New York City Has A Plan To Help Freelancers Get Paid On Time

The bill requires contracts for projects and payment within 30 days of completion.
SamuelBrownNG via Getty Images

When it comes to getting paid on time, freelancing sucks.

Freelancers often don't get paid with the same assured regularity that salaried, or even hourly, workers do. Instead, they could be following up with a client three months after their project was completed, trying to figure out whether a check was never cut, or whether it just got lost in the mail.

New York City is trying to do something to change that. Earlier this month, members of the City Council proposed a bill to mandate stability in the lives of freelancers. The bill, which covers freelance projects where a client retains an independent contractor who the client agrees to compensate more than $200, requires that the client 1) must execute a contract that includes a payment due date with the freelancer before the work begins, and 2) must pay the freelancer within 30 days of completion of the project (unless the contract says otherwise).

While this type of law would be difficult to enforce, if this bill were to not only pass but also be put into practice by companies that use freelancers, it would be huge. As journalist and illustrator Susie Cagle pointed out, requiring written agreements for freelance work might even be as important as requiring timely payment.

That said, even with written contracts, a big part of freelancers' jobs often becomes tracking down payment, according to Alisha Miranda, who has done digital media strategy, mostly for startups, in a freelance capacity for the last five years.

"Being paid on time is a constant battle for me," Miranda told The Huffington Post. She said that she uses boilerplate contracts that she finds online, follows up nicely, and always tries to find out who at the company is in charge of paying freelancers. Even so, she's constantly chasing down money. Sometimes, every contact she has at a company has disappeared (quit or been fired) between the time she's assigned a project and the time she should be getting paid.
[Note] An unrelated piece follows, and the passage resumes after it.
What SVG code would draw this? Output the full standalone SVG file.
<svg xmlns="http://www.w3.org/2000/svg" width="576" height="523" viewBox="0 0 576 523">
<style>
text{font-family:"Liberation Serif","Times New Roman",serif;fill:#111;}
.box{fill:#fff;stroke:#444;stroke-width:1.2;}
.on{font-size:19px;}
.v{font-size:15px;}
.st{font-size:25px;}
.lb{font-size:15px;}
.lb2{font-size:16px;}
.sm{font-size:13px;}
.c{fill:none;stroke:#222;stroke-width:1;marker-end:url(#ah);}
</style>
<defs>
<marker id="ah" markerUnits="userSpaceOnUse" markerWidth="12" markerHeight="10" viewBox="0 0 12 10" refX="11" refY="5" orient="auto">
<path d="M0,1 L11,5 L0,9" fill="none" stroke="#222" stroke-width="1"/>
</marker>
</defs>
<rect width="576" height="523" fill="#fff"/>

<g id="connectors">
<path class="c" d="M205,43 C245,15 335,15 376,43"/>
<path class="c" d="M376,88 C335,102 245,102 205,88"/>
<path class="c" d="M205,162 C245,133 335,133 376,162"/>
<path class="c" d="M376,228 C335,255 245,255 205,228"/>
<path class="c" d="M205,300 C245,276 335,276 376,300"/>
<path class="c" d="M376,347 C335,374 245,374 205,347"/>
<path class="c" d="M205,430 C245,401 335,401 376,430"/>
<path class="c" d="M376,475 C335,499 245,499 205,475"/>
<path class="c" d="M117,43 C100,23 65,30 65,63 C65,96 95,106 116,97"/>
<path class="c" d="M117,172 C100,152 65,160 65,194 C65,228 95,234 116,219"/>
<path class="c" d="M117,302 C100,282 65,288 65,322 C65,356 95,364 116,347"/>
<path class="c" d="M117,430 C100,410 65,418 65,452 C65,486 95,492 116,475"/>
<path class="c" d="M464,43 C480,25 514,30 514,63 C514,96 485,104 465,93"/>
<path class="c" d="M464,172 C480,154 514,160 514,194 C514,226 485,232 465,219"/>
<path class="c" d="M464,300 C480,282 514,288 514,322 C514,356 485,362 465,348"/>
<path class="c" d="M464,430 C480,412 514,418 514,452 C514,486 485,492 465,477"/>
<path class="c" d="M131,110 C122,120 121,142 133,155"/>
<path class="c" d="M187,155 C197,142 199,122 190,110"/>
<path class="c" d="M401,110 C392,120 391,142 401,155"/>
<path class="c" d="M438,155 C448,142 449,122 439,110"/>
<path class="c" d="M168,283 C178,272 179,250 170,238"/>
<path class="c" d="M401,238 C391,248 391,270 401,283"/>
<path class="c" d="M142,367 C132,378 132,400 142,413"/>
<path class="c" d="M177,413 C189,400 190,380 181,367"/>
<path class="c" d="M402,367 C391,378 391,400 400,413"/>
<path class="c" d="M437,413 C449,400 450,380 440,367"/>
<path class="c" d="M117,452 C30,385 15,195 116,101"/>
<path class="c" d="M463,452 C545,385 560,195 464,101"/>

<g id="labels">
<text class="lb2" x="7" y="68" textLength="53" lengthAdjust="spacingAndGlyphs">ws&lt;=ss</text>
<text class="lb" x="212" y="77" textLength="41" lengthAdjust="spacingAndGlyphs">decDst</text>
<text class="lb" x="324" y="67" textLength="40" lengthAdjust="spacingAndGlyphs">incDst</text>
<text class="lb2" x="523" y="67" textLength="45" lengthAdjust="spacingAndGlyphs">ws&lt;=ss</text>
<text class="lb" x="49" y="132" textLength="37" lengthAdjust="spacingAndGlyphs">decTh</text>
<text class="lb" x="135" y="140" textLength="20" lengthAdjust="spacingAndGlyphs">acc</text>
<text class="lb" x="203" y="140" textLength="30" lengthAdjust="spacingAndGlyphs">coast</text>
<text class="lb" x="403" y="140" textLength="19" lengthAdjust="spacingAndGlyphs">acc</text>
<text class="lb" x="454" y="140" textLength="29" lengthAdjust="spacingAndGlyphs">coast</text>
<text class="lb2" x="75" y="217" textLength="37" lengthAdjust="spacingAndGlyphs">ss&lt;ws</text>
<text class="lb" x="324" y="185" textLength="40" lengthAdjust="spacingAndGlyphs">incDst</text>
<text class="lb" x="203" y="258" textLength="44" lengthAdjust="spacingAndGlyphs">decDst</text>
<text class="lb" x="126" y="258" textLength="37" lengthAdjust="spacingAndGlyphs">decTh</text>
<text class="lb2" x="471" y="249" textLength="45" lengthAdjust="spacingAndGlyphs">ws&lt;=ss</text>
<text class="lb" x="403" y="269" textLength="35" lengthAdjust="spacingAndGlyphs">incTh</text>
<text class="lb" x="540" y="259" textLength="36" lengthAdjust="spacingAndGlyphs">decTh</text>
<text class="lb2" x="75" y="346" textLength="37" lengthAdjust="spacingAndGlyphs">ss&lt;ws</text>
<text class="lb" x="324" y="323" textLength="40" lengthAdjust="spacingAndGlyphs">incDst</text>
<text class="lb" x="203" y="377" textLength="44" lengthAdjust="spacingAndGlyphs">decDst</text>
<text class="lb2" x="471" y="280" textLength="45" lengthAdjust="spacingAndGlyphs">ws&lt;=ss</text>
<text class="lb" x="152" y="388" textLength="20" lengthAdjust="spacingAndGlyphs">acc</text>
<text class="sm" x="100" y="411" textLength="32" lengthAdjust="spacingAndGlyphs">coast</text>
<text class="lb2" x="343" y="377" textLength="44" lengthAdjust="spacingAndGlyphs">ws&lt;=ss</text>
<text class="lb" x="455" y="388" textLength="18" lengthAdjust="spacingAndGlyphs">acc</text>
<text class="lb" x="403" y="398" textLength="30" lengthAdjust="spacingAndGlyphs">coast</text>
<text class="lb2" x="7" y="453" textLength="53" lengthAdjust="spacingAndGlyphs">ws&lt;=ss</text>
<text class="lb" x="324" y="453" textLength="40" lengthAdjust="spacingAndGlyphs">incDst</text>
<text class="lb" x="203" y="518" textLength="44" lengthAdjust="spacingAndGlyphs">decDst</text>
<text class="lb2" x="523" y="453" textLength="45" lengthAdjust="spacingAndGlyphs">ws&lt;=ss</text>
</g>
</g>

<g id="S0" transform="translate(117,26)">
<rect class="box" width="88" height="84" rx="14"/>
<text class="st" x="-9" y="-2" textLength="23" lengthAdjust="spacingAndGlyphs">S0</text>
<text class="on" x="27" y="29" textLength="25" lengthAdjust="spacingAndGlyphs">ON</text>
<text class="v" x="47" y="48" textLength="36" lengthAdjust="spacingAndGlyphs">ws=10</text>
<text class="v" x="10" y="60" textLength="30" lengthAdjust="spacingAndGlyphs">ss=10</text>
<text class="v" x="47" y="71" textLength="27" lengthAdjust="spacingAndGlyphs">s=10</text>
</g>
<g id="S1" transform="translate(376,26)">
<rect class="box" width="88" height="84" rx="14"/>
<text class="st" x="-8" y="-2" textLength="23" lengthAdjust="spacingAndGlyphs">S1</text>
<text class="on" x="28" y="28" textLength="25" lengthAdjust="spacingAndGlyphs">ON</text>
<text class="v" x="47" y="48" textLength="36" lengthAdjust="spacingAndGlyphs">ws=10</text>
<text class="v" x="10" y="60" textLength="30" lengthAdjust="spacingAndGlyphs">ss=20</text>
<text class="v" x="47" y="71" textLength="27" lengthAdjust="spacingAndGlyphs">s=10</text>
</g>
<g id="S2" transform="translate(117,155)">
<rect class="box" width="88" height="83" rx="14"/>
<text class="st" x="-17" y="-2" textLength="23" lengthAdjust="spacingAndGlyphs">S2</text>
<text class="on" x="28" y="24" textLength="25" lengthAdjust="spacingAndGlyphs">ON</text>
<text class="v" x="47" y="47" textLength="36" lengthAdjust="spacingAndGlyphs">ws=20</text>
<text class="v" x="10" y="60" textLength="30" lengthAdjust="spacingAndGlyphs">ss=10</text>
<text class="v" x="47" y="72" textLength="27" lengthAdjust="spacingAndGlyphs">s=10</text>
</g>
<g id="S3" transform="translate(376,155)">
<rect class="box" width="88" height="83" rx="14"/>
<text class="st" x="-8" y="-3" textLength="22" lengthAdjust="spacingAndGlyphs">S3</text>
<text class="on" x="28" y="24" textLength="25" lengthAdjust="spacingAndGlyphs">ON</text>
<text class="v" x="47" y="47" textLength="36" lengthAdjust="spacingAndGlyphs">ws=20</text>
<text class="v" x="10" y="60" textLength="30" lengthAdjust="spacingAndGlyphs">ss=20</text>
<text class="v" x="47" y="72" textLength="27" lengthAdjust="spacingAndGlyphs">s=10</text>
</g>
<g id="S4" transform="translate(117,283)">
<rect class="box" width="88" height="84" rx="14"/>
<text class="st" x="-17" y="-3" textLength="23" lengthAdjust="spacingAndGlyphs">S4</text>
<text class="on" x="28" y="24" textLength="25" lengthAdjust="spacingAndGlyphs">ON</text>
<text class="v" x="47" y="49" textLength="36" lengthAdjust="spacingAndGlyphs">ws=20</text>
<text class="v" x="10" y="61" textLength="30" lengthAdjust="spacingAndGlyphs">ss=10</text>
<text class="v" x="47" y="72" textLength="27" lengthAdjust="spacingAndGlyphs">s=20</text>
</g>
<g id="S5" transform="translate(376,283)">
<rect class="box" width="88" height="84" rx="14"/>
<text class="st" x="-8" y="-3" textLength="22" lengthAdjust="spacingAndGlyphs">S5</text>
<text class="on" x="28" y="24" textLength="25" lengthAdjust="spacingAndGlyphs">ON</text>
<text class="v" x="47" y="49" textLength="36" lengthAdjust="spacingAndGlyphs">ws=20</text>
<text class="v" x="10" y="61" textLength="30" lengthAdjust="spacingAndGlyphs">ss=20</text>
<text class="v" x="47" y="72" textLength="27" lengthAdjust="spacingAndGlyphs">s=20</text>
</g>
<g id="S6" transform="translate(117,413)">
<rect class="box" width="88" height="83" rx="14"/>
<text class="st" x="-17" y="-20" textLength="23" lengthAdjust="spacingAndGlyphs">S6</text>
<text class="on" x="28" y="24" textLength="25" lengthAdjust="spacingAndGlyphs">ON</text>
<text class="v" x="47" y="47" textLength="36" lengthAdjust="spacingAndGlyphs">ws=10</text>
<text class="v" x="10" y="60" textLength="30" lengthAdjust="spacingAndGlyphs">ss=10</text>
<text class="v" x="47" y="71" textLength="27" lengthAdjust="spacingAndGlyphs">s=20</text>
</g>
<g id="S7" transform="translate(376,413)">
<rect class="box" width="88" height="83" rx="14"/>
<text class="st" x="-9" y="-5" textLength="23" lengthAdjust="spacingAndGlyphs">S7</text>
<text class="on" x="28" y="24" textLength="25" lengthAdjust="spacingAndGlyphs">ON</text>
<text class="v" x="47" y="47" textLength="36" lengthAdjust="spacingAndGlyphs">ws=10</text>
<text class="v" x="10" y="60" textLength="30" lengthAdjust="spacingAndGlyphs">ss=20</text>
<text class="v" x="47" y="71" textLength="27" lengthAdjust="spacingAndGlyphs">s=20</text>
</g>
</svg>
"I don’t know any person who has figured out a way to get paid on time," she said.

And it's not always the client's fault. Take this anecdote from Jamie Wiebe, writing for the Billfold:

Right now I’m waiting for a paycheck from last month that’s three weeks late — $800. Maybe not much for some, but that’s my rent money. It’s not just the reliability of individual clients that’s up for debate. This check was mailed on time, but somehow disappeared en route, possibly due to our crazy mail-tossing landlady. Or possibly due to the interminable vagaries of the U.S. Postal Service. I don’t know.

This question of rights for freelance workers makes sense for New York City to tackle: it's a city full of actors, writers, artists and other creative people working independently on a project basis out of coffee shops in Bushwick. But this new bill also falls into a larger national conversation about the rights of the growing freelance workforce.

There is some question as to whether the "freelance economy" -- where we're hurtling toward a changing business landscape where almost everyone works for themselves and contracts out -- really exists or not. But if that is the way the economy is headed, some basic worker protections are in order. The right to be paid on time can be added to the right to affordable health care and portable benefits for independent workers, which are just now coming to the forefront of political debate.

What sets being paid on time apart from the other debates about freelancers, of course, is enforceability. Some freelancers are so pessimistic about their clients paying on time, they don't have much faith in a law meant to give them legal protections.